A little over two years ago, the Upper St. Anthony Falls lock was permanently closed.

Completed in 1963, the lock extended the navigable portion of the upper Mississippi to North Minneapolis. The 49' drop was the largest on the river and one of the largest anywhere.

The closure was purportedly to stop the spread of Asian carp. But the commercial traffic that the lock was meant to support never really materialized, and was in decline. Most Mississippi river barge traffic uses larger barges that will not fit through the relatively small 56x400' lock chambers at St. Anthony Falls.

The closure is the first closure of a commercially significant lock on a navigable river in the modern era. Many smaller locks closed in the early to mid- 20th century. One that comes to mind is the lock at the Big Sandy Reservoir, built in 1859 prior to the arrival of rail service, and subsequently closed.

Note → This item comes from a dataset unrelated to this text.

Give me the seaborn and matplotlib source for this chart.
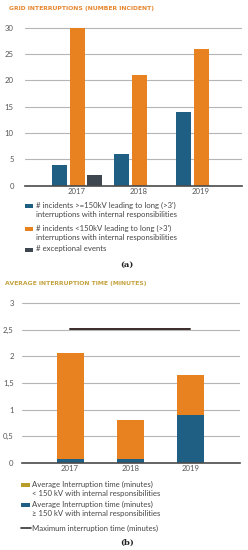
import matplotlib
matplotlib.use("Agg")
import matplotlib.pyplot as plt
import seaborn as sns
import pandas as pd
from matplotlib.patches import Rectangle
from matplotlib.lines import Line2D

# ---------------- data ----------------
years = ["2017", "2018", "2019"]
incidents_ge150 = [4, 6, 14]
incidents_lt150 = [30, 21, 26]
exceptional_events = [2, 0, 0]

avg_time_lt150 = [2.0, 0.74, 0.76]
avg_time_ge150 = [0.07, 0.07, 0.90]
max_time = [2.52, 2.52, 2.52]

top_series = ["# incidents >=150kV leading to long (>3')\ninterruptions with internal responsibilities",
              "# incidents <150kV leading to long (>3')\ninterruptions with internal responsibilities",
              "# exceptional events"]
bottom_series = ["Average Interruption time (minutes)\n< 150 kV with internal responsibilities",
                 "Average Interruption time (minutes)\n\u2265 150 kV with internal responsibilities",
                 "Maximum interruption time (minutes)"]
top_yticks = [0, 5, 10, 15, 20, 25, 30]
bottom_yticks = [0, 0.5, 1, 1.5, 2, 2.5, 3]
bottom_yticklabels = ["0", "0,5", "1", "1,5", "2", "2,5", "3"]
title_top = "GRID INTERRUPTIONS (NUMBER INCIDENT)"
title_bottom = "AVERAGE INTERRUPTION TIME (MINUTES)"

# ---------------- style ----------------
sns.set_theme(style="white")
plt.rcParams["font.family"] = ["Lato", "DejaVu Sans"]

C_BLUE = "#1f5f83"
C_ORANGE = "#e8811f"
C_GREY = "#3e4650"
C_OLIVE = "#b89c2a"
C_LINE = "#3a2a2a"
TXT = "#555555"
LEG_FS = 5.6

W, H = 248, 550
fig = plt.figure(figsize=(W / 100, H / 100), dpi=100)


def fx(x):
    return x / W


def fy(y):
    return 1 - y / H


def add_axes_px(left, right, top, bottom):
    return fig.add_axes([fx(left), fy(bottom), (right - left) / W, (bottom - top) / H])


def style_axes(ax):
    for s in ["top", "right", "left"]:
        ax.spines[s].set_visible(False)
    ax.spines["bottom"].set_color("#4a4a4a")
    ax.spines["bottom"].set_linewidth(1.2)
    ax.yaxis.grid(True, color="#b5b5b5", linewidth=0.8)
    ax.set_axisbelow(True)
    ax.set_xlabel("")
    ax.set_ylabel("")
    ax.tick_params(axis="both", length=0, labelsize=5.6, labelcolor=TXT)


# ---------------- top chart ----------------
df_top = pd.DataFrame({
    "year": years * 3,
    "value": incidents_ge150 + incidents_lt150 + exceptional_events,
    "series": [top_series[0]] * 3 + [top_series[1]] * 3 + [top_series[2]] * 3,
})
ax1 = add_axes_px(25, 242, 19.7, 185.7)
sns.barplot(data=df_top, x="year", y="value", hue="series", hue_order=top_series,
            palette=[C_BLUE, C_ORANGE, C_GREY], width=0.85, gap=0.15,
            legend=False, ax=ax1, saturation=1, linewidth=0)
ax1.set_ylim(0, 31.5)
ax1.set_xlim(-0.84, 2.66)
ax1.set_yticks(top_yticks)
style_axes(ax1)
ax1.tick_params(axis="y", pad=8)
ax1.tick_params(axis="x", pad=1.5)

fig.text(fx(9), fy(8.5), title_top, fontsize=4.4, fontweight="bold", color="#e8872f",
         family="DejaVu Sans", va="center", ha="left")

# legend top
leg_top = [(C_BLUE, 206), (C_ORANGE, 229), (C_GREY, 250)]
for (c, y), lab in zip(leg_top, top_series):
    fig.add_artist(Rectangle((fx(25), fy(y + 2)), 8 / W, 4 / H, transform=fig.transFigure,
                             color=c, lw=0))
    fig.text(fx(35.5), fy(y - 4.5), lab, fontsize=LEG_FS, color="#444444", va="top", ha="left",
             linespacing=1.4)
fig.text(fx(127), fy(265), "(a)", fontsize=6, color="#222222", family="DejaVu Serif",
         fontweight="bold", ha="center", va="center")

# ---------------- bottom chart ----------------
total_time = [a + b for a, b in zip(avg_time_lt150, avg_time_ge150)]
ax2 = add_axes_px(22, 240, 292.4, 463)
sns.barplot(x=years, y=total_time, color=C_ORANGE, width=0.45, saturation=1, linewidth=0, ax=ax2)
sns.barplot(x=years, y=avg_time_ge150, color=C_BLUE, width=0.45, saturation=1, linewidth=0, ax=ax2)
sns.lineplot(x=[0, 1, 2], y=max_time, color=C_LINE, linewidth=1.4, ax=ax2)
ax2.set_ylim(0, 3.2)
ax2.set_xlim(-0.8, 2.83)
ax2.set_yticks(bottom_yticks)
ax2.set_yticklabels(bottom_yticklabels)
style_axes(ax2)
ax2.tick_params(axis="y", pad=6)
ax2.tick_params(axis="x", pad=1.5)

fig.text(fx(5), fy(284), title_bottom, fontsize=4.4, fontweight="bold", color="#c4a23e",
         family="DejaVu Sans", va="center", ha="left")

leg_bot = [(C_OLIVE, 485), (C_BLUE, 505)]
for (c, y), lab in zip(leg_bot, bottom_series[:2]):
    fig.add_artist(Rectangle((fx(21), fy(y + 2)), 9 / W, 4 / H, transform=fig.transFigure,
                             color=c, lw=0))
    fig.text(fx(32.5), fy(y - 4.5), lab, fontsize=LEG_FS, color="#444444", va="top", ha="left",
             linespacing=1.4)
fig.add_artist(Line2D([fx(21), fx(31)], [fy(528), fy(528)], transform=fig.transFigure,
                      color="#333333", lw=1.2))
fig.text(fx(32.5), fy(528), bottom_series[2], fontsize=LEG_FS, color="#444444", va="center",
         ha="left")
fig.text(fx(127), fy(543), "(b)", fontsize=6, color="#222222", family="DejaVu Serif",
         fontweight="bold", ha="center", va="center")

fig.savefig("out.png", dpi=100)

The lower St. Anthony Falls lock and dam remains open for now, as does lock and dam #1. There is no longer any significant commercial traffic at these facilities. The University of Minnesota power plant was converted from coal to natural gas some years ago, and was the only barge terminal between lock & dam #1 and the now-closed Upper St. Anthony Falls lock. It is probably only a matter of time before these locks are closed to navigation. The only questions are when, and whether they'll dynamite the dam while they're at it.

This summer, I'm planning to cruise on up to St. Anthony Falls, just to see Minneapolis from the river, while I still can.

Invasive species have been used as an excuse for all kinds of restrictions on boating around here. It's a losing battle since, at most, all it buys is time. It is no longer permitted to operate a boat upstream past a certain checkpoint on the St. Croix river. You can launch upstream and go the other way, but then can't go back. There are mandatory inspections at various boat launches, with limited hours. Conveniently, these restrictions serve the interests of waterfront landowners who would like to reserve the waters for their own use, as well as politically well-connected river users who want to see restrictions on power boats.

The loss of commercial traffic has affected many others. The Chicago bridges no longer open for us. There are rivers and harbors no longer dredged. Lock and bridge service hours cut back. That 17' bridge.

Don't take your navigation for granted.